I noticed that the AR5210 NIC I have here wasn't associating to WPA
networks. Now, the AR5210 only implements WEP (and clear!) so it
should be punting the non-WEP frames to the net80211 stack for
software encryption/decryption handling.

However, it was erroring out. The net80211 stack was getting an error
from the driver whenever it tried installing an encryption key via
drv_key_set().

After hunting around a bit, I discovered:

* There's a driver flag - sc_hasclrkey - which only gets used in some
older code pathway;
* net80211 directly calls a driver method to set an encryption key -
and this calls ath_key_set();
* .. and ath_key_set() doesn't check whether sc_hasclrkey is 1 or not;
it just quite happily tries to program in a CLR key to the AR5210;
* .. then the AR5210 HAL keycache code would error out, as it only
knows about WEP keys.

After fixing that up, I discovered the hardware was returning invalid
looking frames. Ie, they didn't at all match what was going on in the
air.

Then it dawned on me - since CCMP frames also have the WEP bit set in
the header, the hardware was trying to decode them using the WEP keys!

Once I disabled all of the hardware encryption/decryption handling,
the AR5210 can now successfully associate to my 802.11n access points
(protected, of course, with WPA2 + AES-CCMP.)

Now, the hacky patch is here:

http://people.freebsd.org/~adrian/ath/20121118-ar5210-hack-to-enable-non-wpa-crypt.diff

I post this mostly so I don't forget (and I'll file a bug soon about
it) - but the patch disables hardware encryption entirely on the
AR5210. If you then try to use WEP, it'll assume the hardware
encryption is enabled and it'll all quite happily fail.

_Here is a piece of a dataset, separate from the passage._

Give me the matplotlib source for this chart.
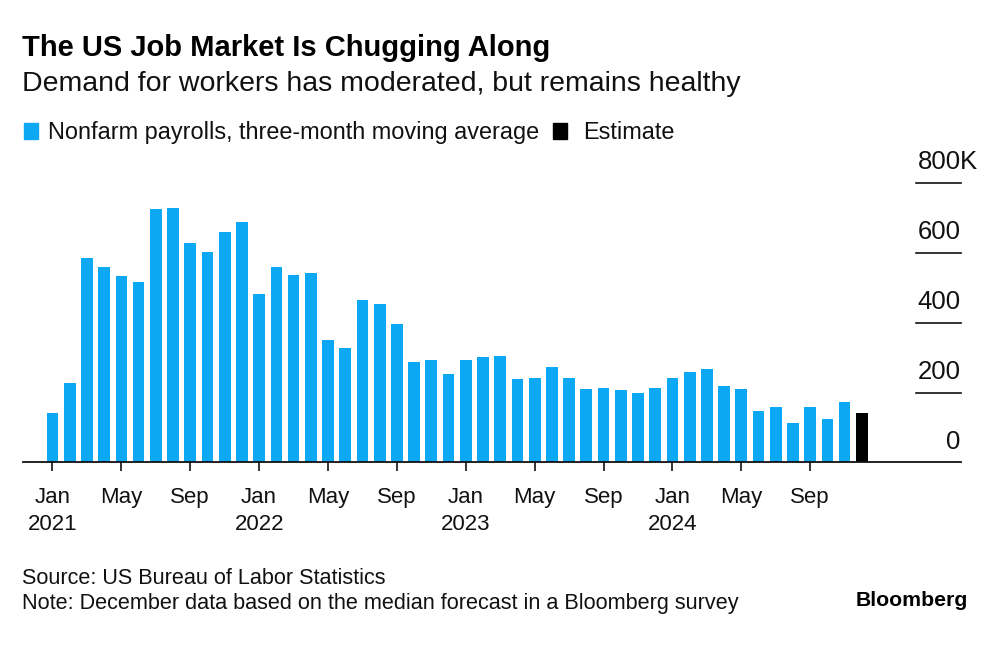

So if someone's after a bit of an introductory ath/hal project, I'd
love to find a way to tidy this up and make it generic enough to
enable hardware encryption for WEP, but disable hardware encryption
(and do software encryption) for non-WEP. Even if that just ends up
disabling hardware encryption for the AR5210, I could live with that.
But there has to be a slightly cleaner way to do it.